The imagery that’s playing out in my head is a nigh infinite vertical column, almost like a bar graph. Each row has a different element of your life, but in place of a bar would be tug of war. Left/right would be positive/negative respectively. Like a tug of war, ground is gained when you’ve got momentum. If one side gets close to the centre, it’s really tough for the other side to get back into the black. If I’m attaching value onto these rows, then say one of them is body image. My body image gets into the red and it’s hard to pull myself back into the black. Then that starts pulling on the bar, it warps the other rows and inhibits my ability to keep things balanced. So say my body image slides all the way into the red, that’ll most likely drag my self-worth with it. That’ll pull on rows pertaining to my perceptions of my relationships. Hence how negative body image can eventually make me question what I’m worth to others.

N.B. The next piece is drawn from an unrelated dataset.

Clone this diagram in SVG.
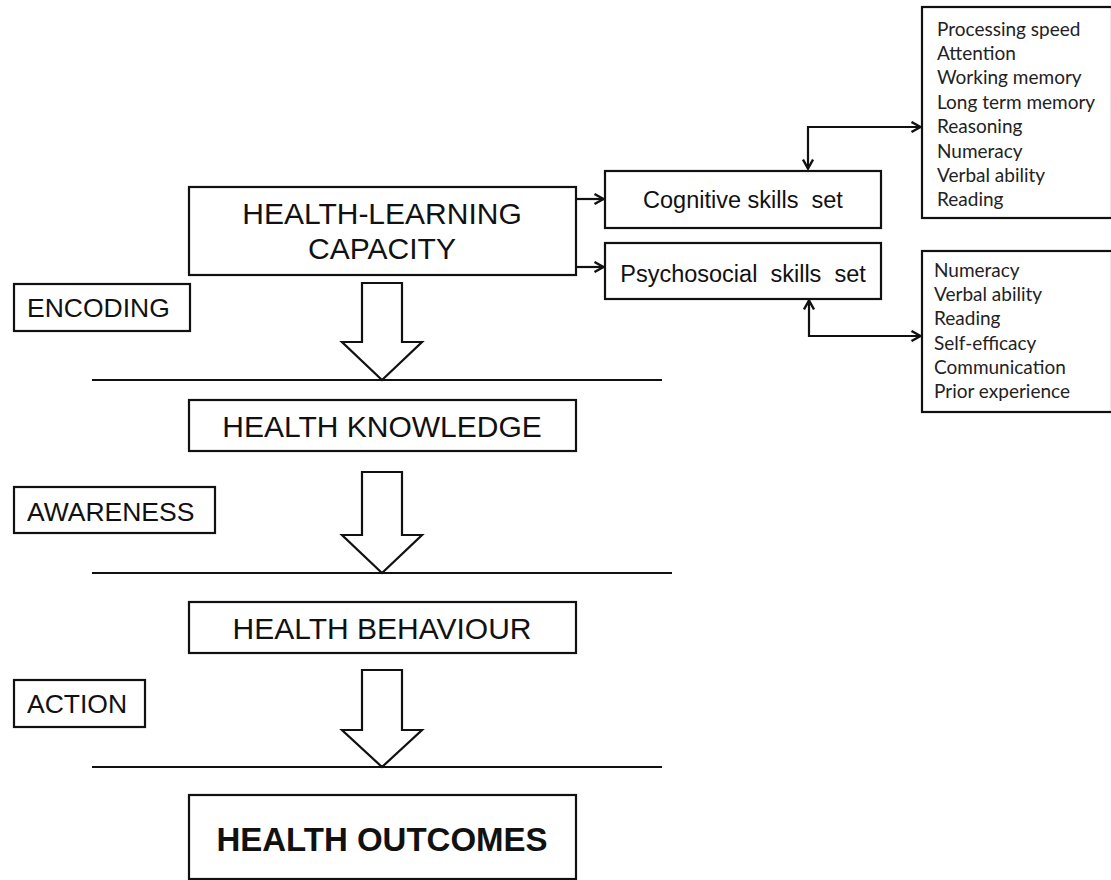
<svg xmlns="http://www.w3.org/2000/svg" width="1111" height="880" viewBox="0 0 1111 880">
<style>
.box{fill:#fff;stroke:#111;stroke-width:2.2}
.main{font-family:"Liberation Sans",Arial,sans-serif;font-size:30px;fill:#111;text-anchor:middle}
.lbl{font-family:"Liberation Sans",Arial,sans-serif;font-size:26.5px;fill:#111}
.skill{font-family:"Liberation Sans",Arial,sans-serif;font-size:23.5px;fill:#111;text-anchor:middle}
.list{font-family:Lato,"Open Sans",sans-serif;font-size:19px;fill:#222}
.blk{fill:#fff;stroke:#111;stroke-width:2.2;stroke-linejoin:miter}
.sep{stroke:#111;stroke-width:2.2}
.con{fill:none;stroke:#111;stroke-width:2.2}
</style>
<defs>
<marker id="ah" viewBox="0 0 12 12" refX="11" refY="6" markerWidth="12" markerHeight="12" markerUnits="userSpaceOnUse" orient="auto-start-reverse">
<path d="M1.5,1 L10.5,6 L1.5,11" fill="none" stroke="#111" stroke-width="2.4"/>
</marker>
</defs>

<g id="hlc">
<rect class="box" x="189" y="187" width="387" height="88"/>
<text class="main" x="382" y="224">HEALTH-LEARNING</text>
<text class="main" x="382" y="259">CAPACITY</text>
</g>
<g id="encoding">
<rect class="box" x="14" y="284" width="176" height="47"/>
<text class="lbl" x="27" y="317">ENCODING</text>
</g>
<g id="knowledge">
<rect class="box" x="189" y="400" width="387" height="51"/>
<text class="main" x="382" y="437">HEALTH KNOWLEDGE</text>
</g>
<g id="awareness">
<rect class="box" x="14" y="487" width="201" height="46"/>
<text class="lbl" x="27" y="521">AWARENESS</text>
</g>
<g id="behaviour">
<rect class="box" x="189" y="602" width="387" height="51"/>
<text class="main" x="382" y="639">HEALTH BEHAVIOUR</text>
</g>
<g id="action">
<rect class="box" x="14" y="680" width="131" height="47"/>
<text class="lbl" x="27" y="713">ACTION</text>
</g>
<g id="outcomes">
<rect class="box" x="189" y="795" width="387" height="84"/>
<text class="main" x="382" y="851" style="font-weight:bold;font-size:33px">HEALTH OUTCOMES</text>
</g>
<g id="cognitive">
<rect class="box" x="605" y="171" width="276" height="57"/>
<text class="skill" x="743" y="208" xml:space="preserve">Cognitive skills  set</text>
</g>
<g id="psychosocial">
<rect class="box" x="605" y="243" width="276" height="56"/>
<text class="skill" x="743" y="282" xml:space="preserve">Psychosocial  skills  set</text>
</g>
<g id="cognitive-list">
<rect class="box" x="922" y="7" width="190" height="211"/>
<text class="list" x="937" y="36">Processing speed</text>
<text class="list" x="937" y="60">Attention</text>
<text class="list" x="937" y="84">Working memory</text>
<text class="list" x="937" y="109">Long term memory</text>
<text class="list" x="937" y="133">Reasoning</text>
<text class="list" x="937" y="158">Numeracy</text>
<text class="list" x="937" y="182">Verbal ability</text>
<text class="list" x="937" y="206">Reading</text>
</g>
<g id="psychosocial-list">
<rect class="box" x="922" y="251" width="190" height="161"/>
<text class="list" x="934" y="277">Numeracy</text>
<text class="list" x="934" y="301">Verbal ability</text>
<text class="list" x="934" y="325">Reading</text>
<text class="list" x="934" y="350">Self-efficacy</text>
<text class="list" x="934" y="374">Communication</text>
<text class="list" x="934" y="398">Prior experience</text>
</g>

<g id="connectors">
<polygon class="blk" points="362,283 402,283 402,342 422,342 382,380 342,342 362,342"/>
<polygon class="blk" points="362,472 402,472 402,535 422,535 382,573 342,535 362,535"/>
<polygon class="blk" points="362,670 402,670 402,730 422,730 382,767 342,730 362,730"/>
<line class="sep" x1="92" y1="380" x2="662" y2="380"/>
<line class="sep" x1="92" y1="573" x2="672" y2="573"/>
<line class="sep" x1="92" y1="767" x2="662" y2="767"/>
<path class="con" d="M577,199 L604,199" marker-end="url(#ah)"/>
<path class="con" d="M577,267 L604,267" marker-end="url(#ah)"/>
<path class="con" d="M808,169 L808,127 L921,127" marker-start="url(#ah)" marker-end="url(#ah)"/>
<path class="con" d="M809,300 L809,336 L921,336" marker-start="url(#ah)" marker-end="url(#ah)"/>
</g>
</svg>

If we zip back to the example of unconditional love and this hypothetical terrible child, what would beating up another kid do to their value in my eyes? What about murder? Rape? If my kid became a total sociopath, at what point would the rope go so far over the line it was irretrievable? Surely though there would be a multitude of factors leading to this? A child doesn’t just become a monster in isolation. You’re right. Of course you’re right and I agree completely. Glancing over, the clock read 2.56pm. But there’s no way we’re gonna solve nature vs nurture in 4 minutes.
… Wait, am I paying someone $170 an hour just to facilitate my ranting?